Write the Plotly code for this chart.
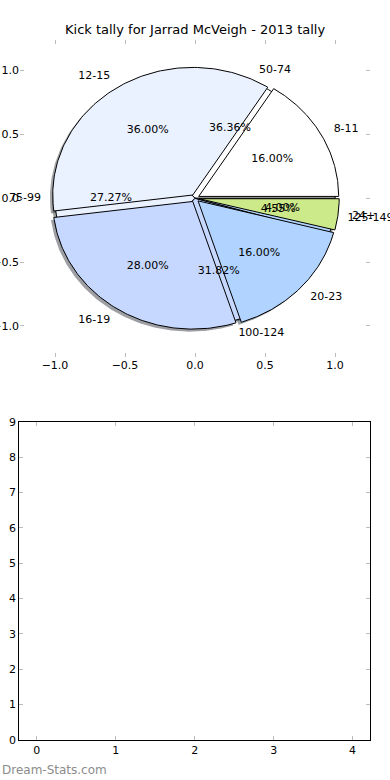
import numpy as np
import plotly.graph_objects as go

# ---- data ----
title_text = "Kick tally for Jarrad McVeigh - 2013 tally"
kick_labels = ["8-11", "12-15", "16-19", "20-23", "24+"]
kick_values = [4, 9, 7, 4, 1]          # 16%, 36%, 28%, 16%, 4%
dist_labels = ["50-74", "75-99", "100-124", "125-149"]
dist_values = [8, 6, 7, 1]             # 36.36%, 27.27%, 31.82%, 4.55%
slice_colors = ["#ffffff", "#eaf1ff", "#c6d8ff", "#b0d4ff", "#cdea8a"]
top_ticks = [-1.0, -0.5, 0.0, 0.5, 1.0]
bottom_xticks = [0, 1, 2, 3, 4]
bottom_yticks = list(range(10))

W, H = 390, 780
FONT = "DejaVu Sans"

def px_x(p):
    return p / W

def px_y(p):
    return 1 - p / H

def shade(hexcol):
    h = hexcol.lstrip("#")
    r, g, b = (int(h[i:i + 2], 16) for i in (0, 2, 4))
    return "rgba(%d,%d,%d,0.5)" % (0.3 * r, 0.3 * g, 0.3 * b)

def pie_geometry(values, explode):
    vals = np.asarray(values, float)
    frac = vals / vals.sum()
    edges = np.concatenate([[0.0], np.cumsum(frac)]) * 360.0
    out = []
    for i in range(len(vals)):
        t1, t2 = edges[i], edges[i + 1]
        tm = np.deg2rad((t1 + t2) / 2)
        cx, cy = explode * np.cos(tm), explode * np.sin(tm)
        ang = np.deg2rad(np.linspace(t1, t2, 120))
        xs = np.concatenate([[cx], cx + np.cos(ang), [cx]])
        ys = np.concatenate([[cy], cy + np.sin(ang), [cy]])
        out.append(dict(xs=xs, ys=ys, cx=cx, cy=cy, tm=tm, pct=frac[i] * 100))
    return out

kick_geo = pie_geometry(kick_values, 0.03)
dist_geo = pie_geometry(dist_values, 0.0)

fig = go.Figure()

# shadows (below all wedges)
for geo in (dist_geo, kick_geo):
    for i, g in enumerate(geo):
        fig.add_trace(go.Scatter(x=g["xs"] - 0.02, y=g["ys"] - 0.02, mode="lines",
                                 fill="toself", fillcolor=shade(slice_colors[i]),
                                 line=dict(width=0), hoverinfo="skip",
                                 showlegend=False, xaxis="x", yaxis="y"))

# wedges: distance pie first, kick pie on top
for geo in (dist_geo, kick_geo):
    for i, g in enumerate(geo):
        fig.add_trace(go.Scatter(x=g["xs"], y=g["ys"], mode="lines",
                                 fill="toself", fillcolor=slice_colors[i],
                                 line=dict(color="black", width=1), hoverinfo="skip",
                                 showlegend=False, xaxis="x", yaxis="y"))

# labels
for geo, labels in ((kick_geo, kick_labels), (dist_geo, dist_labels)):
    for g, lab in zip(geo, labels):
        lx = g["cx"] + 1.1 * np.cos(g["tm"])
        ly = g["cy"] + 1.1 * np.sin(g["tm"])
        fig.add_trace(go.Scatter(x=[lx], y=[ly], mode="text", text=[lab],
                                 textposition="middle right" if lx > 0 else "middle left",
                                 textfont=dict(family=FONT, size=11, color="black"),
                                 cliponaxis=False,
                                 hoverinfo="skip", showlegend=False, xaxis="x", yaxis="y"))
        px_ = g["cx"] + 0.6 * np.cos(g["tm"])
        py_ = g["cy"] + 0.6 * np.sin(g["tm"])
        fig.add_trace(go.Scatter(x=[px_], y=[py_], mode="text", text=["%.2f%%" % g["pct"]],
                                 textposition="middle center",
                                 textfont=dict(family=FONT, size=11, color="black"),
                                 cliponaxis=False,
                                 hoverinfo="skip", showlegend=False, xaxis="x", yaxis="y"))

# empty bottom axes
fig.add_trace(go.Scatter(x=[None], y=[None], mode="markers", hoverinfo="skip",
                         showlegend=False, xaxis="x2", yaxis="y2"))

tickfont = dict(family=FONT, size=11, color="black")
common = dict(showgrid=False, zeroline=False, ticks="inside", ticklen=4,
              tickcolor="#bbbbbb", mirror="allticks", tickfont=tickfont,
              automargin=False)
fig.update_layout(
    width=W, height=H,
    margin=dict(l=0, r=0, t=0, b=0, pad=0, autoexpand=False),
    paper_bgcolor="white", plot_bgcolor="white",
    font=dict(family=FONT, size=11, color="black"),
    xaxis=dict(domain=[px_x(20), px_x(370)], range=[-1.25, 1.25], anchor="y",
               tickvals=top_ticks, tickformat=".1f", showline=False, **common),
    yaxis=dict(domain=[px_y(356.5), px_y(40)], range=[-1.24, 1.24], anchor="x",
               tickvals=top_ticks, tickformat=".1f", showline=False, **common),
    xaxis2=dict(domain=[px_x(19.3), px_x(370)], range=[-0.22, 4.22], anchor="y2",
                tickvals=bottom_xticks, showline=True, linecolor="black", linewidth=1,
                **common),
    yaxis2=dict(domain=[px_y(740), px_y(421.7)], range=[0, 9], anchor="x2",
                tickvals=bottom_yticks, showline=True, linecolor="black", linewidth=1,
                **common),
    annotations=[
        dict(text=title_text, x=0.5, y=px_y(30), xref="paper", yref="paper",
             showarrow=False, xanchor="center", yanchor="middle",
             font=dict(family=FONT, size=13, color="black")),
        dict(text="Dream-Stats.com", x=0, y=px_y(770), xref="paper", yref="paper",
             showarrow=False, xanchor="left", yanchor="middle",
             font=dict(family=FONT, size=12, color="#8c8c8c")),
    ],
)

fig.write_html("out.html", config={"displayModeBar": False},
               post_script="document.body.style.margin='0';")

###

• EXERCISE: Return only the lines from the start of the data through the line that contains "fig = go.Figure()", please, copying them exactly and omitting all pictures.

• ANSWER TO THIS PROBLEM:
Write the Plotly code for this chart.
import numpy as np
import plotly.graph_objects as go

# ---- data ----
title_text = "Kick tally for Jarrad McVeigh - 2013 tally"
kick_labels = ["8-11", "12-15", "16-19", "20-23", "24+"]
kick_values = [4, 9, 7, 4, 1]          # 16%, 36%, 28%, 16%, 4%
dist_labels = ["50-74", "75-99", "100-124", "125-149"]
dist_values = [8, 6, 7, 1]             # 36.36%, 27.27%, 31.82%, 4.55%
slice_colors = ["#ffffff", "#eaf1ff", "#c6d8ff", "#b0d4ff", "#cdea8a"]
top_ticks = [-1.0, -0.5, 0.0, 0.5, 1.0]
bottom_xticks = [0, 1, 2, 3, 4]
bottom_yticks = list(range(10))

W, H = 390, 780
FONT = "DejaVu Sans"

def px_x(p):
    return p / W

def px_y(p):
    return 1 - p / H

def shade(hexcol):
    h = hexcol.lstrip("#")
    r, g, b = (int(h[i:i + 2], 16) for i in (0, 2, 4))
    return "rgba(%d,%d,%d,0.5)" % (0.3 * r, 0.3 * g, 0.3 * b)

def pie_geometry(values, explode):
    vals = np.asarray(values, float)
    frac = vals / vals.sum()
    edges = np.concatenate([[0.0], np.cumsum(frac)]) * 360.0
    out = []
    for i in range(len(vals)):
        t1, t2 = edges[i], edges[i + 1]
        tm = np.deg2rad((t1 + t2) / 2)
        cx, cy = explode * np.cos(tm), explode * np.sin(tm)
        ang = np.deg2rad(np.linspace(t1, t2, 120))
        xs = np.concatenate([[cx], cx + np.cos(ang), [cx]])
        ys = np.concatenate([[cy], cy + np.sin(ang), [cy]])
        out.append(dict(xs=xs, ys=ys, cx=cx, cy=cy, tm=tm, pct=frac[i] * 100))
    return out

kick_geo = pie_geometry(kick_values, 0.03)
dist_geo = pie_geometry(dist_values, 0.0)

fig = go.Figure()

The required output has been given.